Bryson DeChambeau apologizes to USGA for pointed remarks about side-saddle

Two days after Bryson DeChambeau made critical comments about the U.S. Golf Association, he admits he spoke in the heat of the moment.

The 23-year-old has been in a kerfuffle with the USGA in recent months over his use of side-saddle putting. While the stroke itself is compliant, a fact the USGA has reiterated, the governing body has come down on DeChambeau for the model of putter he was using for the stroke.

The day before last month’s CareerBuilder Challenge began, a PGA Tour official notified DeChambeau that his putter had been deemed nonconforming by the USGA. That forced DeChambeau into using a different model, something he was none too pleased about.

It all came to a head this week.
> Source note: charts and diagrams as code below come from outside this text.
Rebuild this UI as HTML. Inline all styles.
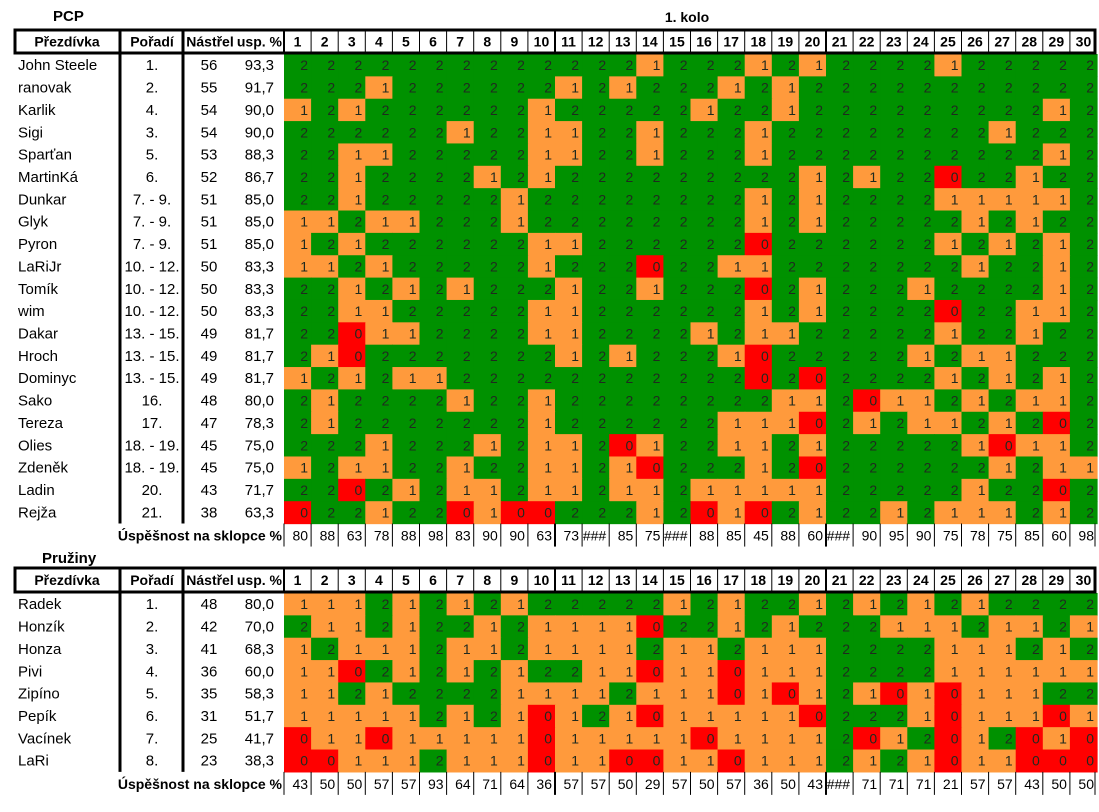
<!DOCTYPE html>
<html><head><meta charset="utf-8">
<style>
html,body{margin:0;padding:0;background:#fff;}
svg{display:block;font-family:"Liberation Sans",Arial,sans-serif;}
</style></head>
<body>
<svg id="sheet" width="1099" height="812" viewBox="0 0 1099 812" xmlns="http://www.w3.org/2000/svg">
<text x="53" y="21" font-size="15" font-weight="bold">PCP</text>
<text x="687" y="22" font-size="14" font-weight="bold" text-anchor="middle">1. kolo</text>
<text x="42" y="563" font-size="15" font-weight="bold">Pružiny</text>
<g id="layer"></g>
</svg>
<script>
const pcpNames=["John Steele","ranovak","Karlik","Sigi","Sparťan","MartinKá","Dunkar","Glyk","Pyron","LaRiJr","Tomík","wim","Dakar","Hroch","Dominyc","Sako","Tereza","Olies","Zdeněk","Ladin","Rejža"];
const pcpRanks=["1.","2.","4.","3.","5.","6.","7. - 9.","7. - 9.","7. - 9.","10. - 12.","10. - 12.","10. - 12.","13. - 15.","13. - 15.","13. - 15.","16.","17.","18. - 19.","18. - 19.","20.","21."];
const pcpShots=[56,55,54,54,53,52,51,51,51,50,50,50,49,49,49,48,47,45,45,43,38];
const pcpPct=["93,3","91,7","90,0","90,0","88,3","86,7","85,0","85,0","85,0","83,3","83,3","83,3","81,7","81,7","81,7","80,0","78,3","75,0","75,0","71,7","63,3"];
const pcpScores=[
"222222222222212221212222122222",
"222122222212122212122222222222",
"121222222122222122122222222212",
"222222122112212221222222221222",
"221122222112212221222222222212",
"221222212122222222212122022122",
"221222221222222221212222111112",
"112112221222222221212222212122",
"121222222112222220222222121212",
"112122222122202211222222212212",
"221212122212212220212221222212",
"221122222112222221212222022112",
"220112222112222121122222122122",
"210222222212122210222221211222",
"121211222222222220202222121212",
"212222122122222222112011212112",
"212222222122222211102121121202",
"222122212112012211212222210112",
"121122122112102221202222221211",
"220212112112112111112222212202",
"022122010022212010212212111212"];
const pcpSuccess=["80","88","63","78","88","98","83","90","90","63","73","###","85","75","###","88","85","45","88","60","###","90","95","90","75","78","75","85","60","98"];

const prNames=["Radek","Honzík","Honza","Pivi","Zipíno","Pepík","Vacínek","LaRi"];
const prRanks=["1.","2.","3.","4.","5.","6.","7.","8."];
const prShots=[48,42,41,36,35,31,25,23];
const prPct=["80,0","70,0","68,3","60,0","58,3","51,7","41,7","38,3"];
const prScores=[
"111212121222221212212121212222",
"211212212111102212122211121121",
"121112112111121121112222111212",
"110212121221101101112222111111",
"112122221111211101012101011122",
"111112121012101111102221011101",
"011011111011111011112012012010",
"001112111011001101112121011000"];
const prSuccess=["43","50","50","57","57","93","64","71","64","36","57","57","50","29","57","50","57","36","50","43","###","71","71","71","21","57","57","43","50","50"];

const colors=["#ff0000","#ff9a3c","#009100"];
const NS="http://www.w3.org/2000/svg";
const layer=document.getElementById('layer');
const X0=284, CW=27.1, RH=22.36;
function colX(i){return X0+i*CW;}
function mk(tag,attrs,parent){const e=document.createElementNS(NS,tag);for(const k in attrs)e.setAttribute(k,attrs[k]);(parent||layer).appendChild(e);return e;}
function txt(s,x,y,opts,parent){const t=mk('text',Object.assign({x:x,y:y,'font-size':15},opts||{}),parent);t.textContent=s;return t;}

function table(prefix,top,bodyTop,names,ranks,shots,pcts,scores,success){
  const g=mk('g',{});
  
  
  const hTop=top, hBot=bodyTop;
  const hg=mk('g',{},g);
  
  
  const hy=(hTop+hBot)/2+5;
  const h1=txt('Přezdívka',67,hy,{'font-weight':'bold','text-anchor':'middle','font-size':14},hg);
  
  
  const h2=txt('Pořadí',152,hy,{'font-weight':'bold','text-anchor':'middle','font-size':14},hg);
  
  
  const h3=txt('Nástřel',210,hy,{'font-weight':'bold','text-anchor':'middle','font-size':14},hg);
  
  
  const h4=txt('usp. %',282,hy,{'font-weight':'bold','text-anchor':'end','font-size':14},hg);
  
  
  for(let i=0;i<30;i++){
    const t=txt(String(i+1),colX(i)+CW/2,hy,{'font-weight':'bold','text-anchor':'middle','font-size':14},hg);
    
    
    if(i>0) mk('line',{x1:colX(i),x2:colX(i),y1:hTop,y2:hBot,stroke:'#000','stroke-width':(i===10||i===20)?2:1},hg);
  }
  mk('line',{x1:colX(0),x2:colX(0),y1:hTop,y2:hBot,stroke:'#000','stroke-width':2},hg);
  const bTop=bodyTop+1;
  for(let r=0;r<names.length;r++){
    const y=bTop+r*RH, cy=y+RH/2+5;
    const rg=mk('g',{},g);
    
    
    for(let c=0;c<30;c++){
      const v=+scores[r][c];
      const cell=mk('rect',{x:colX(c),y:y,width:CW+0.6,height:RH+0.6,fill:colors[v]},rg);
      
      
      txt(String(v),colX(c)+CW-3,cy,{'text-anchor':'end','font-size':14,fill:'#1f2a1f'},rg);
    }
    const n=txt(names[r],18,cy,{},rg);
    
    
    txt(ranks[r],152,cy,{'text-anchor':'middle'},rg);
    txt(String(shots[r]),209,cy,{'text-anchor':'middle'},rg);
    txt(pcts[r],274,cy,{'text-anchor':'end'},rg);
  }
  const bBot=bTop+names.length*RH;
  mk('rect',{x:15,y:hTop,width:1080,height:hBot-hTop,fill:'none',stroke:'#000','stroke-width':3},g);
  mk('line',{x1:120,x2:120,y1:hTop,y2:bBot,stroke:'#000','stroke-width':3},g);
  mk('line',{x1:183,x2:183,y1:hTop,y2:bBot,stroke:'#000','stroke-width':3},g);
  const sg=mk('g',{},g);
  
  
  const sy=bBot+17;
  const lab=txt('Úspěšnost na sklopce  %',282,sy,{'font-weight':'bold','text-anchor':'end','font-size':14},sg);
  
  
  lab.setAttribute('xml:space','preserve');
  for(let i=0;i<30;i++){
    const t=txt(success[i],colX(i)+CW-3,sy,{'text-anchor':'end','font-size':14},sg);
    
    
    mk('line',{x1:colX(i),x2:colX(i),y1:bBot,y2:bBot+23,stroke:'#000','stroke-width':(i===10||i===20)?2:1},sg);
  }
  mk('line',{x1:colX(30)-2,x2:colX(30)-2,y1:bBot,y2:bBot+23,stroke:'#000','stroke-width':1},sg);
}
table('pcp',30,53,pcpNames,pcpRanks,pcpShots,pcpPct,pcpScores,pcpSuccess);
table('pruziny',568,592,prNames,prRanks,prShots,prPct,prScores,prSuccess);
</script>
</body></html>
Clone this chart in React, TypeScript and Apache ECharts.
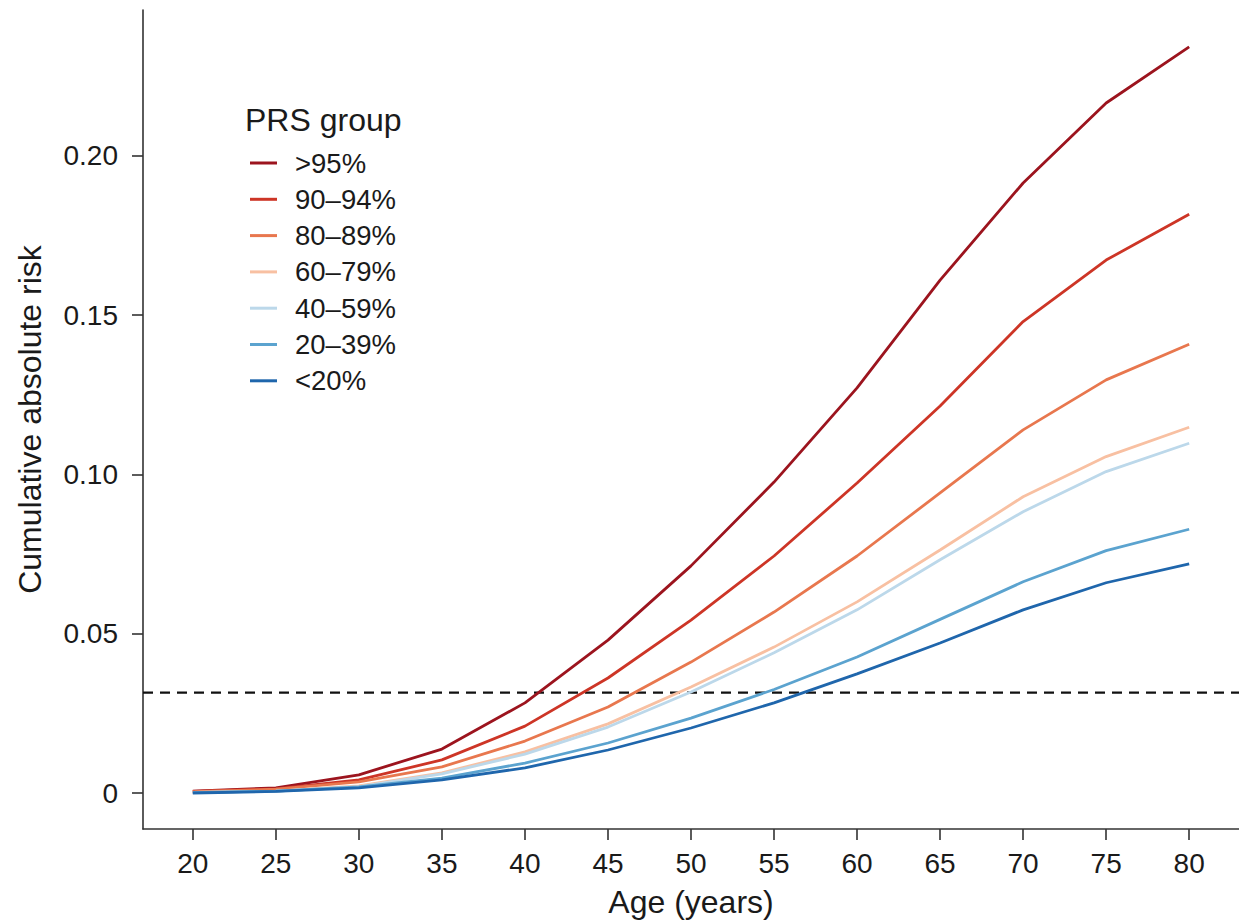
import React, { useEffect, useRef } from "react";
import * as echarts from "echarts";

const ages = [20, 25, 30, 35, 40, 45, 50, 55, 60, 65, 70, 75, 80];
const groupNames = [">95%", "90–94%", "80–89%", "60–79%", "40–59%", "20–39%", "<20%"];
const groupColors = ["#9c141e", "#cd3526", "#e8774e", "#f8c0a2", "#bcd8ea", "#5ba3cf", "#1f66ac"];

const riskTop5 = [0.0006, 0.0016, 0.0057, 0.0138, 0.0283, 0.048, 0.0713, 0.0976, 0.1272, 0.161, 0.1915, 0.2166, 0.2342];
const risk90to94 = [0.0005, 0.0013, 0.0041, 0.0104, 0.021, 0.0361, 0.0543, 0.0744, 0.0973, 0.1215, 0.148, 0.1673, 0.1817];
const risk80to89 = [0.0004, 0.0012, 0.0035, 0.0082, 0.0163, 0.027, 0.0411, 0.0568, 0.0744, 0.0942, 0.114, 0.1297, 0.1409];
const risk60to79 = [0.0002, 0.0006, 0.0022, 0.0063, 0.0129, 0.0217, 0.0333, 0.0458, 0.06, 0.0763, 0.093, 0.1056, 0.1148];
const risk40to59 = [0.0002, 0.0006, 0.002, 0.006, 0.0122, 0.0207, 0.0317, 0.044, 0.0575, 0.0732, 0.0883, 0.1009, 0.1098];
const risk20to39 = [0.0001, 0.0006, 0.0019, 0.0047, 0.0094, 0.0157, 0.0235, 0.0325, 0.0427, 0.0545, 0.0663, 0.0761, 0.0828];
const riskBelow20 = [0.0, 0.0005, 0.0016, 0.0041, 0.0079, 0.0135, 0.0204, 0.0283, 0.0374, 0.0471, 0.0575, 0.066, 0.0719];
const groupRisks = [riskTop5, risk90to94, risk80to89, risk60to79, risk40to59, risk20to39, riskBelow20];

const thresholdRisk = 0.0315;
const xRange = [17, 83];
const xTicks = [20, 25, 30, 35, 40, 45, 50, 55, 60, 65, 70, 75, 80];
const yTicks = [0, 0.05, 0.1, 0.15, 0.2];

const FONT = "Liberation Sans";

export default function App() {
  const ref = useRef<HTMLDivElement>(null);
  useEffect(() => {
    if (!ref.current) return;
    const chart = echarts.init(ref.current, null, { renderer: "svg" });
    const series: any[] = [
      {
        name: "threshold",
        type: "line",
        data: xRange.map((x) => [x, thresholdRisk]),
        symbol: "none",
        silent: true,
        lineStyle: { color: "#111", width: 2.4, type: [10, 7] },
        itemStyle: { color: "#111" },
        z: 1,
      },
      ...groupNames.map((name, i) => ({
        name,
        type: "line",
        data: ages.map((a, j) => [a, groupRisks[i][j]]),
        symbol: "none",
        lineStyle: { color: groupColors[i], width: 2.8 },
        itemStyle: { color: groupColors[i] },
        z: 2 + i,
      })),
    ];
    chart.setOption({
      animation: false,
      backgroundColor: "#fff",
      textStyle: { fontFamily: FONT },
      grid: { left: 143, right: 0, top: 10, bottom: 94, containLabel: false },
      xAxis: {
        type: "value",
        min: xRange[0],
        max: xRange[1],
        name: "Age (years)",
        nameLocation: "middle",
        nameGap: 57,
        nameTextStyle: { fontSize: 32, color: "#1a1a1a", fontFamily: FONT },
        axisLine: { show: true, onZero: false, lineStyle: { color: "#333", width: 1.6 } },
        axisTick: { show: true, length: 11, customValues: xTicks, lineStyle: { color: "#333", width: 1.6 } },
        axisLabel: { customValues: xTicks, fontSize: 28, color: "#1a1a1a", margin: 20, fontFamily: FONT },
        splitLine: { show: false },
      },
      yAxis: {
        type: "value",
        min: -0.0113,
        max: 0.2458,
        name: "Cumulative absolute risk",
        nameLocation: "middle",
        nameGap: 97,
        nameTextStyle: { fontSize: 32, color: "#1a1a1a", fontFamily: FONT },
        axisLine: { show: true, onZero: false, lineStyle: { color: "#333", width: 1.6 } },
        axisTick: { show: true, length: 11, customValues: yTicks, lineStyle: { color: "#333", width: 1.6 } },
        axisLabel: {
          customValues: yTicks,
          fontSize: 28,
          color: "#1a1a1a",
          margin: 25,
          fontFamily: FONT,
          formatter: (v: number) => (v === 0 ? "0" : v.toFixed(2)),
        },
        splitLine: { show: false },
      },
      legend: {
        orient: "vertical",
        left: 250,
        top: 148,
        padding: 0,
        icon: "rect",
        itemWidth: 27,
        itemHeight: 3,
        itemGap: 6.3,
        data: groupNames,
        textStyle: { fontSize: 27.5, color: "#1a1a1a", lineHeight: 30, padding: [0, 0, 0, 13], fontFamily: FONT },
      },
      graphic: [
        {
          type: "text",
          left: 245,
          top: 104,
          style: { text: "PRS group", fontSize: 32, fill: "#1a1a1a", fontFamily: FONT },
        },
      ],
      series,
    });
    return () => chart.dispose();
  }, []);
  return <div ref={ref} style={{ position: "fixed", left: 0, top: 0, width: 1239, height: 923 }} />;
}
DeChambeau actually ditched his side-saddle stroke at last week’s Genesis Open, but his change back to a conventional putting style gained attention at the Honda Classic. Earlier in the week, he declined to talk about the alteration, but he opened up about it Friday and vented some frustration at the USGA.

DeChambeau essentially blamed the organization for his ditching the unorthodox stroke, claiming the USGA didn’t like him using side-saddle. He offered pointed criticism, saying the USGA is “not a good organization” and that “it’s very frustrating to see them stunt the growth of the game.”

But he backtracked on Sunday, offering a public apology for his remarks and noting that he said them when his emotions were running high.

Regardless, DeChambeau is struggling on the links. His play on the greens has been a disaster, as he’s ranked 194th in strokes gained: putting on the PGA Tour this season. His results have followed suit, as DeChambeau has missed four of his last five cuts, with the other result being a WD after 28 holes.

DeChambeau will return to action in two weeks at the Valspar Championship. He’ll do so with plenty of scrutiny still on him. But at the very least, he’s (for now) calmed what appeared to be an escalating battle between himself and the USGA.